How this is possible no other power or wisdom can express, save by explaining how the Son of God obtained this sublime state for us and won for us the power to be the children of God, as he asked of the Father: Father, I desire that where I am those you have given me may also be with me, that they may see the glory you have given me, that is, that they may share with certainty the very task I perform.
And then he said: “Not for them alone do I ask but also for those who will come to believe in me through their teaching, that all may be one as you, Father, are one in me and I in you, that they may be one in us; that the world may believe that you have sent me. And the glory you have given me I have given them that they may be one as we are. I in them, you in me, that they may be made perfect, and the world will know that you sent me and as you have loved me, so I have loved them.”

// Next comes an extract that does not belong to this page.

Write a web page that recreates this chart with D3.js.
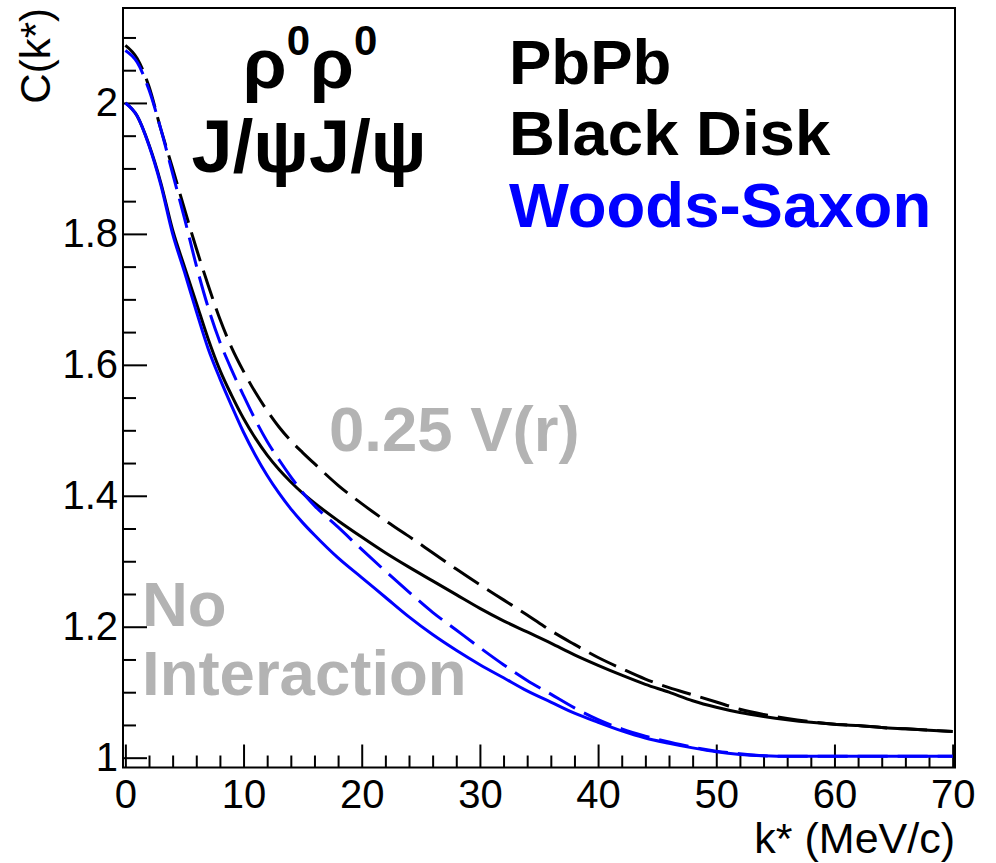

The Father thus gives them the same love he shares with the Son, though not by nature as with the Son, but through unity and transformation of love. One should not think that the Son is asking the Father to make the saints one with him in essence and nature as the Son is with the Father, but rather that they be united with him in love, just as the Father and Son are one in the essential unity of love. Accordingly, souls possess the same goods by participation that the Son possesses by nature. As a result, they are truly divine by participation, equals and companions of God.
 
Thus Peter said: May grace and peace be perfected in you in the knowledge of God and Christ Jesus our Lord. For all things of his divine power, which are given to us for our life and goodness, are given through the knowledge of him who called us to his own glory and power, by which he has given us great and precious promises, that by these we may be made partakers of the divine nature. So the soul, in this union which God has ordained, joins in the work of the Trinity, not yet fully as in the life to come, but nonetheless even now in a real and perceptible way.

O my soul, created to enjoy such exquisite gifts, what are you doing, where is your life going? How wretched is the blindness of Adam’s children, if indeed we are blind to such a brilliant light and deaf to so insistent a voice.

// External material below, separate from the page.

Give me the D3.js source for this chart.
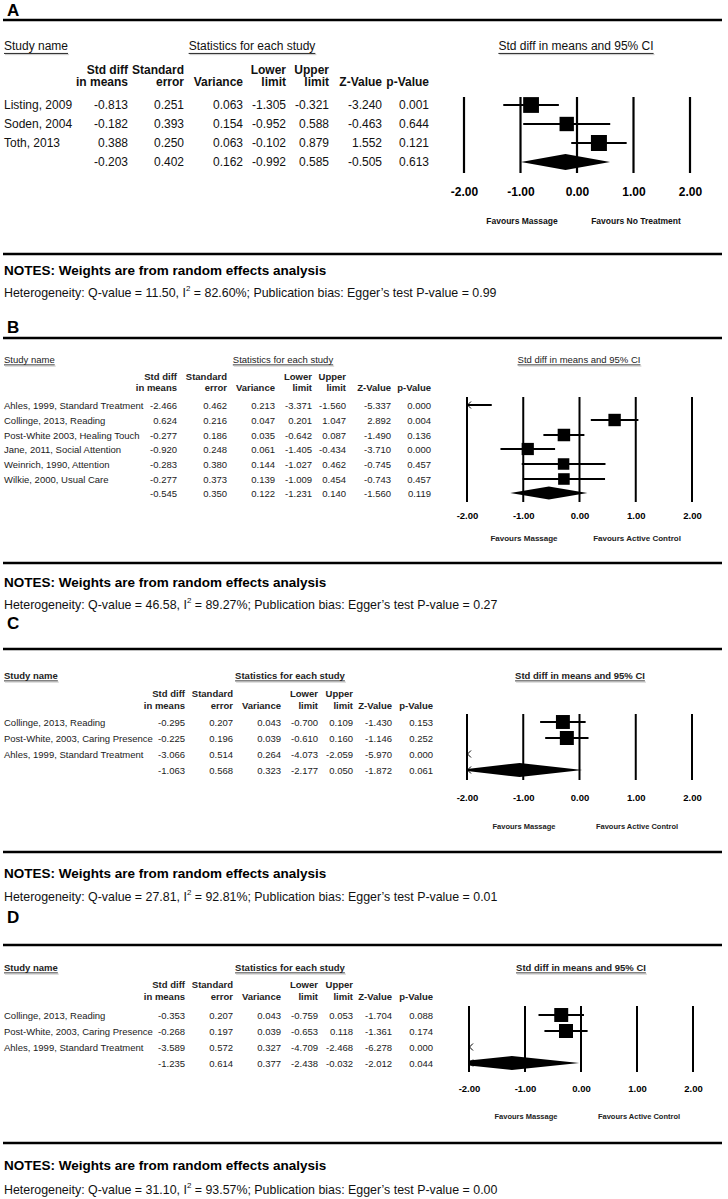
<!DOCTYPE html>
<html><head><meta charset="utf-8">
<script src="https://cdn.jsdelivr.net/npm/d3@7"></script>
<style>html,body{margin:0;padding:0;background:#fff}svg{display:block;font-family:"Liberation Sans",Arial,sans-serif}</style>
</head><body>
<svg id="c" width="728" height="1199"></svg>
<script>
// ---------- DATA ----------
const tickValues = [-2, -1, 0, 1, 2];
const colHeaders1 = ["Std diff", "Standard", "", "Lower", "Upper", "", ""];
const colHeaders2 = ["in means", "error", "Variance", "limit", "limit", "Z-Value", "p-Value"];

const studiesA = ["Listing, 2009", "Soden, 2004", "Toth, 2013"];
const smdA   = [-0.813, -0.182, 0.388, -0.203];
const seA    = [0.251, 0.393, 0.250, 0.402];
const varA   = [0.063, 0.154, 0.063, 0.162];
const lowerA = [-1.305, -0.952, -0.102, -0.992];
const upperA = [-0.321, 0.588, 0.879, 0.585];
const zA     = [-3.240, -0.463, 1.552, -0.505];
const pA     = [0.001, 0.644, 0.121, 0.613];
const weightA = [35, 29, 36];

const studiesB = ["Ahles, 1999, Standard Treatment", "Collinge, 2013, Reading", "Post-White 2003, Healing Touch",
  "Jane, 2011, Social Attention", "Weinrich, 1990, Attention", "Wilkie, 2000, Usual Care"];
const smdB   = [-2.466, 0.624, -0.277, -0.920, -0.283, -0.277, -0.545];
const seB    = [0.462, 0.216, 0.186, 0.248, 0.380, 0.373, 0.350];
const varB   = [0.213, 0.047, 0.035, 0.061, 0.144, 0.139, 0.122];
const lowerB = [-3.371, 0.201, -0.642, -1.405, -1.027, -1.009, -1.231];
const upperB = [-1.560, 1.047, 0.087, -0.434, 0.462, 0.454, 0.140];
const zB     = [-5.337, 2.892, -1.490, -3.710, -0.745, -0.743, -1.560];
const pB     = [0.000, 0.004, 0.136, 0.000, 0.457, 0.457, 0.119];
const weightB = [15.5, 17.9, 18.2, 17.4, 15.4, 15.6];

const studiesC = ["Collinge, 2013, Reading", "Post-White, 2003, Caring Presence", "Ahles, 1999, Standard Treatment"];
const smdC   = [-0.295, -0.225, -3.066, -1.063];
const seC    = [0.207, 0.196, 0.514, 0.568];
const varC   = [0.043, 0.039, 0.264, 0.323];
const lowerC = [-0.700, -0.610, -4.073, -2.177];
const upperC = [0.109, 0.160, -2.059, 0.050];
const zC     = [-1.430, -1.146, -5.970, -1.872];
const pC     = [0.153, 0.252, 0.000, 0.061];
const weightC = [34.7, 35.0, 30.3];

const studiesD = ["Collinge, 2013, Reading", "Post-White, 2003, Caring Presence", "Ahles, 1999, Standard Treatment"];
const smdD   = [-0.353, -0.268, -3.589, -1.235];
const seD    = [0.207, 0.197, 0.572, 0.614];
const varD   = [0.043, 0.039, 0.327, 0.377];
const lowerD = [-0.759, -0.653, -4.709, -2.438];
const upperD = [0.053, 0.118, -2.468, -0.032];
const zD     = [-1.704, -1.361, -6.278, -2.012];
const pD     = [0.088, 0.174, 0.000, 0.044];
const weightD = [34.9, 35.1, 30.0];

const panelLetters = ["A", "B", "C", "D"];
const favoursLeft = ["Favours Massage", "Favours Massage", "Favours Massage", "Favours Massage"];
const favoursRight = ["Favours No Treatment", "Favours Active Control", "Favours Active Control", "Favours Active Control"];
const qValues = [11.50, 46.58, 27.81, 31.10];
const i2Values = [82.60, 89.27, 92.81, 93.57];
const eggerP = [0.99, 0.27, 0.01, 0.00];

// ---------- LAYOUT ----------
const layouts = [
  {letterY:10, topLine:20, titleY:46, h1:70, h2:82, rows:[105,124,143,162], cols:[128,184,243,286,329,382,429],
   fx:[464,690], fTop:97, fBot:173, tickY:192, favY:221, favX:[522,636], botLine:254, notesY:270, hetY:293,
   fs:12, hfs:12, tfs:12, titleBold:false, tickFs:12, favFs:8.5, sqMax:16, dH:16, lw:2.2, statsX:252, forestX:576, textCol:"#111"},
  {letterY:327, topLine:338, titleY:359, h1:376, h2:387, rows:[405,420,435,449,464,479,493], cols:[177,227,275,312,346,391,431],
   fx:[467,692], fTop:397, fBot:502, tickY:515, favY:538, favX:[524,637], botLine:563, notesY:582, hetY:605,
   fs:9.5, hfs:9.5, tfs:9.5, titleBold:false, tickFs:9.5, favFs:8, sqMax:12.5, dH:13, lw:2, statsX:283, forestX:579, textCol:"#222"},
  {letterY:623, topLine:649, titleY:675, h1:693, h2:705, rows:[722,738,754,770], cols:[185,233,281,318,353,392,433],
   fx:[467,692], fTop:714, fBot:780, tickY:797, favY:826, favX:[524,637], botLine:852, notesY:873, hetY:897,
   fs:9.5, hfs:9.5, tfs:9.5, titleBold:true, tickFs:9.5, favFs:7.5, sqMax:14, dH:14, lw:2, statsX:290, forestX:580, textCol:"#222"},
  {letterY:917, topLine:945, titleY:967, h1:984, h2:996, rows:[1015,1031,1047,1063], cols:[185,233,281,318,353,392,433],
   fx:[469,693], fTop:1006, fBot:1072, tickY:1088, favY:1116, favX:[526,639], botLine:1143, notesY:1165, hetY:1190,
   fs:9.5, hfs:9.5, tfs:9.5, titleBold:true, tickFs:9.5, favFs:7.5, sqMax:14, dH:14, lw:2, statsX:290, forestX:581, textCol:"#222"}
];

const panels = [
  {studies:studiesA, cols:[smdA,seA,varA,lowerA,upperA,zA,pA], smd:smdA, lower:lowerA, upper:upperA, weight:weightA},
  {studies:studiesB, cols:[smdB,seB,varB,lowerB,upperB,zB,pB], smd:smdB, lower:lowerB, upper:upperB, weight:weightB},
  {studies:studiesC, cols:[smdC,seC,varC,lowerC,upperC,zC,pC], smd:smdC, lower:lowerC, upper:upperC, weight:weightC},
  {studies:studiesD, cols:[smdD,seD,varD,lowerD,upperD,zD,pD], smd:smdD, lower:lowerD, upper:upperD, weight:weightD}
];

const svg = d3.select("#c");
const fmt = v => v.toFixed(3);

function underlinedText(g, x, y, txt, size, bold, anchor, col) {
  const t = g.append("text").attr("x", x).attr("y", y).attr("dominant-baseline", "central")
    .attr("text-anchor", anchor).attr("font-size", size).attr("font-weight", bold ? "bold" : "normal")
    .attr("fill", col).text(txt);
  const w = t.node().getComputedTextLength();
  const x0 = anchor === "middle" ? x - w / 2 : x;
  g.append("line").attr("x1", x0).attr("x2", x0 + w).attr("y1", y + size * 0.62).attr("y2", y + size * 0.62)
    .attr("stroke", col).attr("stroke-width", 0.9);
  g.append("line").attr("x1", x0 + 1).attr("x2", x0 + w + 1).attr("y1", y + size * 0.62 + 1.2).attr("y2", y + size * 0.62 + 1.2)
    .attr("stroke", "#bbb").attr("stroke-width", 0.8);
}

panels.forEach((P, pi) => {
  const L = layouts[pi];
  const g = svg.append("g");
  const col = L.textCol;
  g.append("text").attr("x", 7).attr("y", L.letterY).attr("dominant-baseline", "central")
    .attr("font-size", 17).attr("font-weight", "bold").text(panelLetters[pi]);
  g.append("line").attr("x1", 3).attr("x2", 722).attr("y1", L.topLine).attr("y2", L.topLine)
    .attr("stroke", "#000").attr("stroke-width", 2.6);
  underlinedText(g, 4, L.titleY, "Study name", L.tfs, L.titleBold, "start", col);
  underlinedText(g, L.statsX, L.titleY, "Statistics for each study", L.tfs, L.titleBold, "middle", col);
  underlinedText(g, L.forestX, L.titleY, "Std diff in means and 95% CI", L.tfs, L.titleBold, "middle", col);
  colHeaders1.forEach((h, i) => {
    g.append("text").attr("x", L.cols[i]).attr("y", L.h1).attr("dominant-baseline", "central").attr("text-anchor", "end")
      .attr("font-size", L.hfs).attr("font-weight", "bold").attr("fill", col).text(h);
    g.append("text").attr("x", L.cols[i]).attr("y", L.h2).attr("dominant-baseline", "central").attr("text-anchor", "end")
      .attr("font-size", L.hfs).attr("font-weight", "bold").attr("fill", col).text(colHeaders2[i]);
  });
  const nRows = P.smd.length;
  d3.range(nRows).forEach(r => {
    if (r < P.studies.length) {
      g.append("text").attr("x", 4).attr("y", L.rows[r]).attr("dominant-baseline", "central")
        .attr("font-size", L.fs).attr("fill", col).text(P.studies[r]);
    }
    P.cols.forEach((arr, ci) => {
      g.append("text").attr("x", L.cols[ci]).attr("y", L.rows[r]).attr("dominant-baseline", "central").attr("text-anchor", "end")
        .attr("font-size", L.fs).attr("fill", col).text(fmt(arr[r]));
    });
  });
  const x = d3.scaleLinear().domain([tickValues[0], tickValues[tickValues.length - 1]]).range(L.fx);
  const [dMin, dMax] = x.domain();
  const clamp = v => Math.max(dMin, Math.min(dMax, v));
  const axis = d3.axisBottom(x).tickValues(tickValues).tickSize(0).tickFormat(d => d.toFixed(2));
  const ax = g.append("g").attr("transform", `translate(0,${L.tickY})`).call(axis);
  ax.select(".domain").remove();
  ax.selectAll("text").attr("y", 0).attr("dy", null).attr("dominant-baseline", "central")
    .attr("font-size", L.tickFs).attr("font-weight", "bold").attr("font-family", "Liberation Sans, Arial, sans-serif").attr("fill", "#000");
  g.selectAll(".vl").data(tickValues).enter().append("line")
    .attr("x1", d => x(d)).attr("x2", d => x(d)).attr("y1", L.fTop).attr("y2", L.fBot)
    .attr("stroke", "#000").attr("stroke-width", L.lw);
  const size = d3.scaleSqrt().domain([0, d3.max(P.weight)]).range([0, L.sqMax]);
  const arrow = (y) => {
    const x0 = x(dMin);
    g.append("path").attr("d", `M${x0 + 4},${y - 3.5}L${x0 + 0.5},${y}L${x0 + 4},${y + 3.5}`)
      .attr("fill", "none").attr("stroke", "#000").attr("stroke-width", 1);
  };
  P.studies.forEach((s, r) => {
    const y = L.rows[r];
    const lo = P.lower[r], hi = P.upper[r], m = P.smd[r];
    if (hi >= dMin && lo <= dMax) {
      g.append("line").attr("x1", x(clamp(lo))).attr("x2", x(clamp(hi))).attr("y1", y).attr("y2", y)
        .attr("stroke", "#000").attr("stroke-width", L.lw);
    }
    if (lo < dMin) arrow(y);
    if (m >= dMin && m <= dMax) {
      const sz = size(P.weight[r]);
      g.append("rect").attr("x", x(m) - sz / 2).attr("y", y - sz / 2).attr("width", sz).attr("height", sz).attr("fill", "#000");
    }
  });
  const sr = nRows - 1, sy = L.rows[sr];
  const slo = P.lower[sr], shi = P.upper[sr], sm = P.smd[sr], hh = L.dH / 2;
  const pts = [];
  if (slo < dMin) {
    const f = (dMin - slo) / (sm - slo) * hh;
    pts.push([x(dMin), sy + f], [x(dMin), sy - f]);
  } else pts.push([x(slo), sy]);
  pts.push([x(sm), sy - hh]);
  pts.push([x(shi), sy]);
  pts.push([x(sm), sy + hh]);
  g.append("path").attr("d", "M" + pts.map(p => p.join(",")).join("L") + "Z").attr("fill", "#000");
  if (slo < dMin) arrow(sy);
  g.append("text").attr("x", L.favX[0]).attr("y", L.favY).attr("dominant-baseline", "central").attr("text-anchor", "middle")
    .attr("font-size", L.favFs).attr("font-weight", "bold").attr("fill", col).text(favoursLeft[pi]);
  g.append("text").attr("x", L.favX[1]).attr("y", L.favY).attr("dominant-baseline", "central").attr("text-anchor", "middle")
    .attr("font-size", L.favFs).attr("font-weight", "bold").attr("fill", col).text(favoursRight[pi]);
  g.append("line").attr("x1", 3).attr("x2", 722).attr("y1", L.botLine).attr("y2", L.botLine)
    .attr("stroke", "#000").attr("stroke-width", 2.6);
  g.append("text").attr("x", 4).attr("y", L.notesY).attr("dominant-baseline", "central")
    .attr("font-size", 13.5).attr("font-weight", "bold").text("NOTES: Weights are from random effects analysis");
  const ht = g.append("text").attr("x", 4).attr("y", L.hetY).attr("dominant-baseline", "central")
    .attr("font-size", 12.4).attr("fill", "#111");
  ht.append("tspan").text(`Heterogeneity: Q-value = ${qValues[pi].toFixed(2)}, I`);
  ht.append("tspan").attr("font-size", 8).attr("dy", -5).text("2");
  ht.append("tspan").attr("dy", 5).text(` = ${i2Values[pi].toFixed(2)}%; Publication bias: Egger\u2019s test P-value = ${eggerP[pi].toFixed(2)}`);
});
</script>
</body></html>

Source: The Liturgy of the Hours – Office of Readings – Friday Eighteenth Week in Ordinary Time

 The Dark Night of the Soul 

The Dark Night of the Soul by St John Of the Cross

On a dark night,
Kindled in love with yearnings–oh, happy chance!–
I went forth without being observed,
My house being now at rest.

In darkness and secure,
By the secret ladder, disguised–oh, happy chance!–
In darkness and in concealment,
My house being now at rest.

In the happy night,
In secret, when none saw me,
Nor I beheld aught,
Without light or guide, save that which burned in my heart.

This light guided me
More surely than the light of noonday
To the place where he (well I knew who!) was awaiting me–
A place where none appeared.

Oh, night that guided me,
Oh, night more lovely than the dawn,
Oh, night that joined Beloved with lover,
Lover transformed in the Beloved!

Upon my flowery breast,
Kept wholly for himself alone,
There he stayed sleeping, and I caressed him,
And the fanning of the cedars made a breeze.

The breeze blew from the turret
As I parted his locks;
With his gentle hand he wounded my neck
And caused all my senses to be suspended.

I remained, lost in oblivion;
My face I reclined on the Beloved.
All ceased and I abandoned myself,
Leaving my cares forgotten among the lilies.